The Urgent and the Important
I will admit it, too often the urgent in my life crowds out the important. I am sitting at the table having dinner, and I get a message from someone that needs a response at that moment. I get distracted with an email that comes in that I must respond to at that moment. As organized as I try to be, I still find myself falling behind on things because I let the urgent dominate the important.
This week was a week of self-reflection. I was trying to evaluate where I was with my work life, family life, and spiritual life. The last few months, I have fallen behind on pretty much everything. The main reason for falling behind was Taryn's time in the hospital. At that point the important thing was to take care of my family and get Taryn out of the hospital. It impacted my studies the most (I am sure my supervisor, James, is sick of me saying to him, "I will get you that chapter that I promised to you at the end of the week."). When Taryn got out of the hospital, I thought everything was fine, and I could turn my attention to the urgent need of moving forward in my studies. However, we didn't plan for Taryn's recovery to take a while (we should have known, I mean she had surgery). The important thing was my family, but my thesis and deadlines were urgently pressing in on me. I felt the stress of having this urgent thing weighing me down, but at the same time knowing that the important thing for me and my family was being home and taking care of Taryn. It was like spinning plates and trying to decide which one needed to attention so that it wouldn't fall down. Ultimately, I had to make a decision. The decision was to slow down the progress of the PhD for the sake of taking care of my family. The PhD plate may wobble, but for the sake of the caring for my family, I had to be okay with that. I still have my thesis hanging over my head, but the plan has to adjust. Things have to change for the sake of the important.
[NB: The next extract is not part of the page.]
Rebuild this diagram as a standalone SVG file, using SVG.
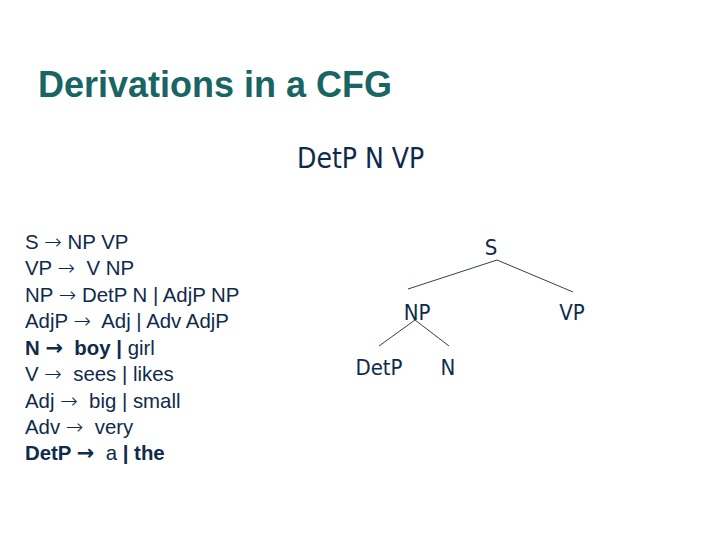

This long convoluted story brings me to chapter 3 of Brooks' Precious Remedies. Chapter three Brooks deals with how Satan tempts us to give up and turn away from the means that the Lord has placed in our way for our growth and sanctification. The Reformed tradition, of which I am a member, would call these things 'the ordinary means of grace'. They would list them as prayer, Scripture, and the sacraments. These are the important matters of the Christian life and, yet, how often do we let the urgent crowd them out? How often do we become complacent regarding them? The interesting thing about these 'ordinary means of grace' is that they are principally practiced in the church. When we come together as Christians on the Lord's Day, we pray, hear the Word of God, and we receive the sacraments. The Bible does not speak all that much to the Christian's private personal study, but makes much of the corporate gathering together (not to put these two in competition with each other; it isn't an either/or). Yet, how often do we neglect the Lord's Day (even in our showing up to worship)? How often do we neglect our time with the Lord and the other saints because we have more important things to do? How often do we think that our own personal study is enough and we don't need to be with the saints on the Lord's Day? Thomas Chalmers speaking of Scripture said something that can apply to all the 'ordinary means of grace':
We have to make the Bible our Vade Mecum, our book of reference, our book of trust. Let us be convinced more and more of the prodigious fertility of the Bible. How much lies hidden and unobserved, even after many perusals; and surely if it be true that a man may read it a hundred times and find something on his next reading which he missed on all his former ones, oftener recourse to this means of grace bids fair for multiplying our blessings. Therefore, let us be quick to be in the way of grace.
When the urgent is piling up, mustn't let that crowd out the important. We must be quick to put ourselves 'in the way of grace.' As I read Brooks this week, I was reminded of this again. When the urgent is crowding out those important means that God has given us for our growth and sanctification, we must fight the urge just go with the flow. We must be quick to put ourselves in the way of grace. When the urgent is crowding out the important, it can be easy to just rest and float at those times in life. However, Brooks reminds us that our works are never a good place to rest. He lays before us our true resting place, saying we must:
[D]well much upon the necessity and excellency of that resting-place which God has provided.... Above all other resting-places—he himself is your resting-place; his free mercy and love is your resting-place; the pure, glorious, matchless, and spotless righteousness of Christ is your resting-place.
The urgent too often in my life boxes out the important in my life. Whether it be in my family or spiritual life, I find myself being pushed toward that which is urgent and ignoring the important. I need this reminder. I need the reminders that I get from Chalmers, Brooks, and even here from Bavinck:
That which is unknown is unloved. One learns and only truly knows that which is loved in the depths of the soul.
When we put ourselves in the way of grace, when we allow the important to be our priority (while not neglecting the urgent), when we find our resting place in Christ alone, we grow in our knowledge of God. As we learn who God is and what God requires of us, we grow to truly love God and God's priorities become our priorities. That which is important for God becomes that which is important for us. The urgent no longer becomes our slave master, but we can put the urgent in its proper place.
I still have a lot on my plate. I still have a lot that needs to get done, but I am being reminded again of that which is important and that which only wants me to think it is important.